In Steele's Cauchy Schwarz Master Class Exercise 2.10 is about Akerberg's Refinement of AM-GM. (It's a refinement because AM-GM follows by iteration.)
Problem. For $a_1, \dots, a_n \geq 0$ and $n \geq 2$ prove $$ a_n \left(\frac{a_1+\dots+a_{n-1}}{n-1} \right)^{n-1} \leq \left(\frac{a_1+\dots+a_n}{n} \right)^n. $$ The book proposes to use (a consequence of Bernoulli) $$y \left(n-y^{n-1} \right) = ny-y^n \leq n-1 \quad \text{for} \quad y \geq 0.$$ By setting $$y^{n-1} = \frac{a_n}{\overline{a}} \quad \text{with} \quad \overline{a} = \frac{a_1+\dots+a_n}{n} $$ we are immediately done.

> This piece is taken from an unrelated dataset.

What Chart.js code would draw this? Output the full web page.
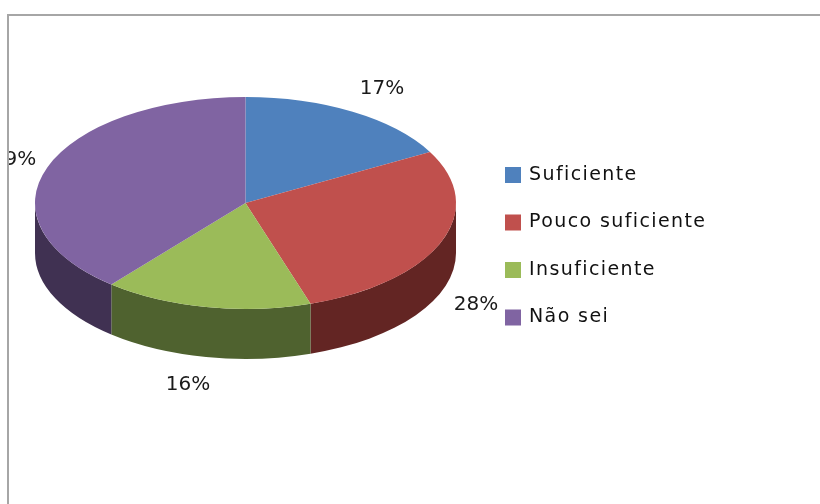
<!DOCTYPE html>
<html>
<head>
<meta charset="utf-8">
<style>html,body{margin:0;padding:0;background:#fff}canvas{display:block}</style>
<script src="https://cdn.jsdelivr.net/npm/chart.js@4"></script>
</head>
<body>
<canvas id="c" width="820" height="504"></canvas>
<script>
const categories = ['Suficiente', 'Pouco suficiente', 'Insuficiente', 'Não sei'];
const values = [17, 28, 16, 39];
const topColors = ['#4F81BD', '#C0504D', '#9BBB59', '#8064A2'];
const wallColors = ['#2C4A6E', '#632523', '#4F622F', '#403152'];
const labelAnchors = [[382, 89], [476, 305], [188, 385], [14, 160]];

const RADIUS = 210.5, SQUASH = 0.503, DEPTH = 50;
const CX = 245.5, CY = 203;
const LEGEND_SPACING = '1.4px';

const pie3d = {
  id: 'pie3d',
  beforeLayout(chart) {
    chart.ctx.letterSpacing = LEGEND_SPACING;
  },
  afterLayout(chart) {
    const a = chart.chartArea;
    a.left = 0; a.right = CX * 2; a.top = 0; a.bottom = CY * 2;
    a.width = CX * 2; a.height = CY * 2;
    const l = chart.legend;
    const w = l.width, h = l.height;
    l.left = 478; l.right = 478 + w;
    l.top = 137; l.bottom = 137 + h;
  },
  beforeDraw(chart) {
    const ctx = chart.ctx;
    ctx.save();
    ctx.fillStyle = '#fff';
    ctx.fillRect(0, 0, 820, 504);
    ctx.strokeStyle = '#A6A6A6';
    ctx.lineWidth = 2;
    ctx.beginPath();
    ctx.moveTo(8, 504);
    ctx.lineTo(8, 15);
    ctx.lineTo(820, 15);
    ctx.stroke();
    ctx.restore();
    ctx.letterSpacing = LEGEND_SPACING;
  },
  beforeDatasetsDraw(chart) {
    const ctx = chart.ctx;
    ctx.letterSpacing = '0px';
    const arcs = chart.getDatasetMeta(0).data;
    ctx.save();
    arcs.forEach((arc, i) => {
      const {startAngle, endAngle} = arc.getProps(['startAngle', 'endAngle'], true);
      const a = Math.max(startAngle, 0), b = Math.min(endAngle, Math.PI);
      if (b <= a) return;
      ctx.beginPath();
      ctx.ellipse(CX, CY, RADIUS, RADIUS * SQUASH, 0, a, b, false);
      ctx.ellipse(CX, CY + DEPTH, RADIUS, RADIUS * SQUASH, 0, b, a, true);
      ctx.closePath();
      ctx.fillStyle = wallColors[i];
      ctx.fill();
    });
    ctx.restore();
    ctx.save();
    ctx.translate(CX, CY);
    ctx.scale(1, SQUASH);
    ctx.translate(-CX, -CY);
  },
  afterDatasetsDraw(chart) {
    const ctx = chart.ctx;
    ctx.restore();
    ctx.save();
    ctx.beginPath();
    ctx.rect(9, 16, 811, 488);
    ctx.clip();
    ctx.font = '20px "DejaVu Sans"';
    ctx.fillStyle = '#1a1a1a';
    ctx.textAlign = 'center';
    ctx.textBaseline = 'middle';
    values.forEach((v, i) => {
      ctx.fillText(v + '%', labelAnchors[i][0], labelAnchors[i][1]);
    });
    ctx.restore();
  }
};

new Chart(document.getElementById('c'), {
  type: 'pie',
  data: {
    labels: categories,
    datasets: [{
      data: values,
      backgroundColor: topColors,
      borderWidth: 0,
      clip: false
    }]
  },
  options: {
    responsive: false,
    animation: false,
    radius: RADIUS,
    events: [],
    plugins: {
      tooltip: {enabled: false},
      legend: {
        position: 'right',
        align: 'start',
        labels: {
          padding: 28.5,
          boxWidth: 13,
          boxHeight: 13,
          color: '#111',
          font: {family: '"DejaVu Sans"', size: 19},
          generateLabels(chart) {
            return Chart.overrides.pie.plugins.legend.labels.generateLabels(chart).map(item => {
              item.strokeStyle = item.fillStyle;
              item.lineWidth = 3;
              return item;
            });
          }
        }
      }
    }
  },
  plugins: [pie3d]
});
</script>
</body>
</html>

However, how is $y \left(n-y^{n-1} \right) \leq n-1$ related to the given problem? Where is the motivation to look at that? How would one think of the choice of $y$?

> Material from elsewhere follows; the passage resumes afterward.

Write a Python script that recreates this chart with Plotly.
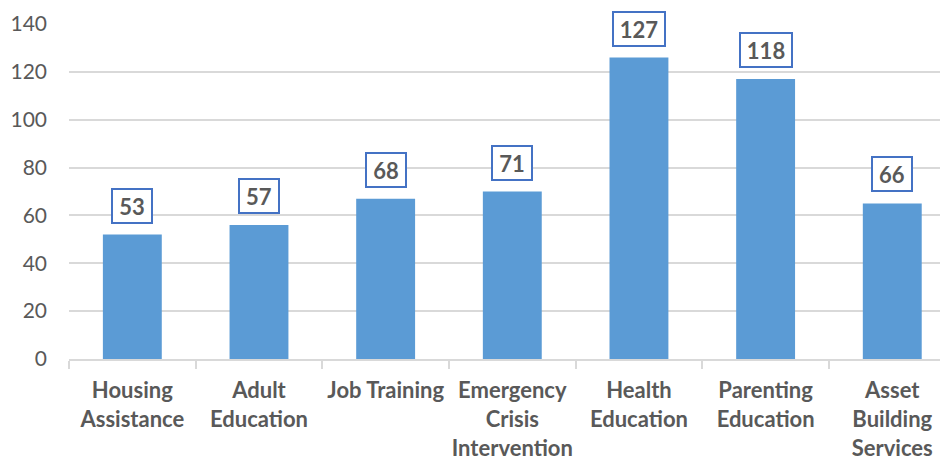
import plotly.graph_objects as go

# service categories and counts
services = ["Housing<br>Assistance", "Adult<br>Education", "Job Training",
            "Emergency<br>Crisis<br>Intervention", "Health<br>Education",
            "Parenting<br>Education", "Asset<br>Building<br>Services"]
bar_heights = [52, 56, 67, 70, 126, 117, 65]
label_text = ["53", "57", "68", "71", "127", "118", "66"]

GRAY = "#595959"
FONT = "Lato"

fig = go.Figure()
fig.add_trace(go.Bar(x=services, y=bar_heights, marker_color="#5b9bd5",
                     marker_line_width=0, width=0.465))

#Boxed data labels above each bar
for s, h, t in zip(services, bar_heights, label_text):
    fig.add_annotation(x=s, y=h, text="<b>" + t + "</b>", showarrow=False,
                       yanchor="middle", yshift=29,
                       width=12 * len(t) + 10, height=28,
                       font=dict(family=FONT, size=22, color=GRAY),
                       bgcolor="white", bordercolor="#4472c4", borderwidth=2,
                       borderpad=2)

# page adds an 8px body margin, so the figure is offset by 8px
fig.update_layout(
    width=948, height=454,
    margin=dict(l=61, r=8, t=16, b=103),
    paper_bgcolor="white", plot_bgcolor="white",
    showlegend=False,
    font=dict(family=FONT, color=GRAY),
)
fig.update_xaxes(
    range=[-0.5, 6.44], tickson="boundaries", ticks="outside", ticklen=8,
    tickcolor="#d9d9d9", tickwidth=2, showline=True, linecolor="#d9d9d9",
    linewidth=2, showgrid=False, ticklabelstandoff=11, tickangle=0,
    automargin=False,
    tickfont=dict(family=FONT, size=22, color=GRAY, weight="bold"),
)
fig.update_yaxes(
    range=[0, 140], dtick=20, showgrid=True, gridcolor="#d9d9d9", gridwidth=2,
    zeroline=False, showline=False, ticks="", ticklabelstandoff=21,
    automargin=False,
    tickfont=dict(family=FONT, size=21, color=GRAY),
)

fig.write_html("out.html")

Motivation is linked to possible thought process - and of course multiple processes could motivate the same substitution / approach.

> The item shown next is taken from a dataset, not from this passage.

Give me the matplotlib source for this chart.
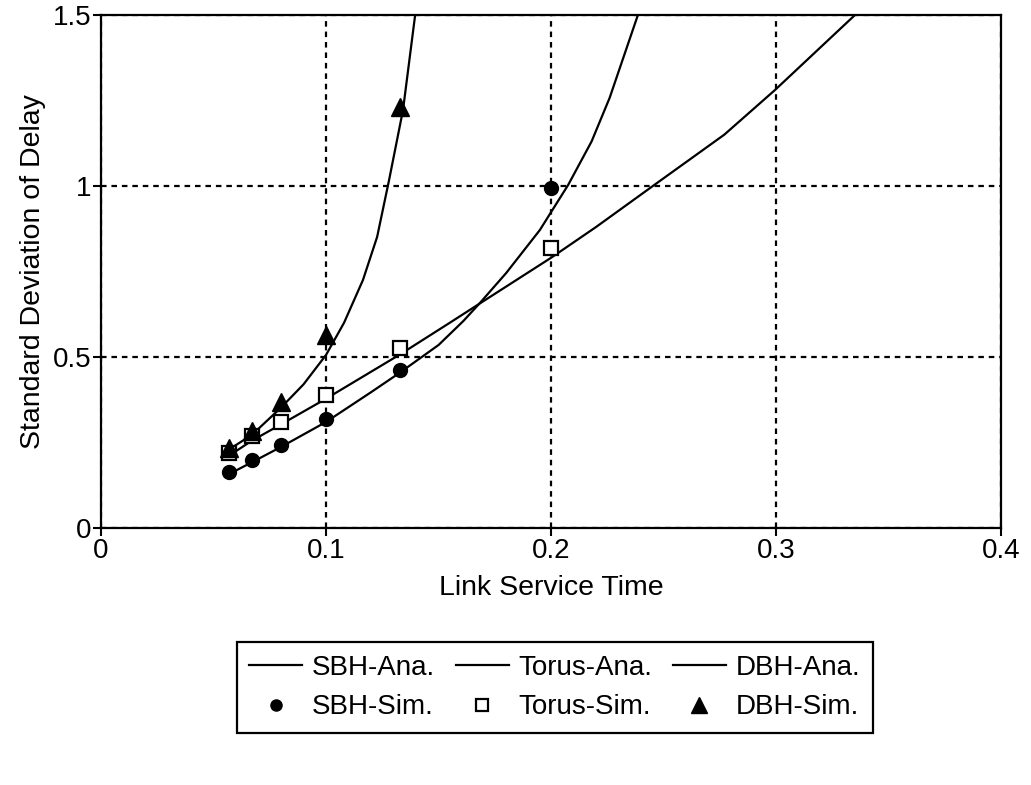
import matplotlib.pyplot as plt
from matplotlib.lines import Line2D

plt.rcParams['font.family'] = ['Liberation Sans', 'DejaVu Sans']

# simulation points
sim_x = [0.057, 0.067, 0.08, 0.1, 0.133, 0.2]
sbh_sim = [0.164, 0.199, 0.243, 0.319, 0.462, 0.994]
torus_sim = [0.219, 0.268, 0.31, 0.389, 0.525, 0.819]
dbh_sim_x = [0.057, 0.067, 0.08, 0.1, 0.133]
dbh_sim = [0.235, 0.285, 0.368, 0.564, 1.23]

# analytical curves
sbh_ana_x = [0.057, 0.067, 0.08, 0.1, 0.12, 0.133, 0.15, 0.161, 0.168, 0.18, 0.195, 0.2076, 0.218, 0.226, 0.2386]
sbh_ana = [0.158, 0.192, 0.237, 0.31, 0.397, 0.455, 0.535, 0.605, 0.655, 0.745, 0.871, 1.003, 1.13, 1.257, 1.5]
torus_ana_x = [0.057, 0.067, 0.08, 0.1, 0.133, 0.155, 0.168, 0.2, 0.22, 0.2459, 0.277, 0.2996, 0.3351]
torus_ana = [0.212, 0.255, 0.303, 0.378, 0.508, 0.6, 0.655, 0.79, 0.88, 1.003, 1.15, 1.281, 1.5]
dbh_ana_x = [0.056, 0.067, 0.08, 0.09, 0.1, 0.108, 0.1164, 0.1227, 0.128, 0.1342, 0.1396]
dbh_ana = [0.226, 0.272, 0.352, 0.42, 0.506, 0.6, 0.725, 0.851, 1.017, 1.222, 1.5]

fig = plt.figure(figsize=(10.31, 7.85), dpi=100)
ax = fig.add_axes([0.098, 0.3274, 0.873, 0.6536])

lw = 1.6
ax.plot(sbh_ana_x, sbh_ana, color='black', lw=lw, zorder=3)
ax.plot(torus_ana_x, torus_ana, color='black', lw=lw, zorder=3)
ax.plot(dbh_ana_x, dbh_ana, color='black', lw=lw, zorder=3)
ax.plot(sim_x, sbh_sim, ls='none', marker='o', ms=10, color='black', zorder=4)
ax.plot(sim_x, torus_sim, ls='none', marker='s', ms=10.5, mfc='white', mec='black', mew=1.6, zorder=4)
ax.plot(dbh_sim_x, dbh_sim, ls='none', marker='^', ms=13, color='black', zorder=4)

ax.set_xlim(0, 0.4)
ax.set_ylim(0, 1.5)
ax.set_xticks([0, 0.1, 0.2, 0.3, 0.4])
ax.set_xticklabels(['0', '0.1', '0.2', '0.3', '0.4'])
ax.set_yticks([0, 0.5, 1, 1.5])
ax.set_yticklabels(['0', '0.5', '1', '1.5'])
ax.tick_params(direction='out', length=6, width=1.5, labelsize=20, pad=1, colors='black')
ax.grid(True, color='black', linestyle=(0, (2.5, 2.2)), linewidth=1.6)
for s in ax.spines.values():
    s.set_linewidth(1.6)
ax.set_xlabel('Link Service Time', fontsize=20.5, labelpad=8)
ax.set_ylabel('Standard Deviation of Delay', fontsize=20.5, labelpad=5)

handles = [
    Line2D([], [], color='black', lw=lw),
    Line2D([], [], ls='none', marker='o', ms=8, color='black'),
    Line2D([], [], color='black', lw=lw),
    Line2D([], [], ls='none', marker='s', ms=8, mfc='white', mec='black', mew=1.6),
    Line2D([], [], color='black', lw=lw),
    Line2D([], [], ls='none', marker='^', ms=11, color='black'),
]
labels = ['SBH-Ana.', 'SBH-Sim.', 'Torus-Ana.', 'Torus-Sim.', 'DBH-Ana.', 'DBH-Sim.']
leg = fig.legend(handles, labels, ncol=3, loc='center', bbox_to_anchor=(0.538, 0.1242),
                 fontsize=20, frameon=True, fancybox=False, edgecolor='black', framealpha=1,
                 handlelength=1.9, columnspacing=0.75, handletextpad=0.35, labelspacing=0.5,
                 borderpad=0.45, borderaxespad=0)
leg.get_frame().set_linewidth(1.6)

fig.savefig('out.png', dpi=100)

For e.g. if one were to observe the inequality to prove is homogeneous (i.e. invariant to scale), one possibility is to simply scale s.t. $a_1+a_2+\cdots+a_{n-1} = n-1$, so that the inequality to prove is simply $$a_n \leqslant \left(\frac{n-1+a_n}n \right)^n = \left(1+\frac{a_n-1}n \right)^n$$ which of course follows directly from Bernoulli's inequality. The scaling $a_1+a_2+\cdots a_n = n$ would also lead to a similar direct application.
In the case you mention, instead of scaling, perhaps the author noted that we can reduce the relevant variables $a_i$ to two (as $a_1+a_2 + \cdots + a_{n-1}$ always appears together), by setting the substitution in $\overline a$ and $y$, the inequality to prove reduces to $y(n-y^{n-1}) \leqslant n-1$, which in turn is a simple application of Bernoulli. When writing out, the order is reversed, as the implications are clearer then - unfortunately motivation is sometimes not obvious afterwards.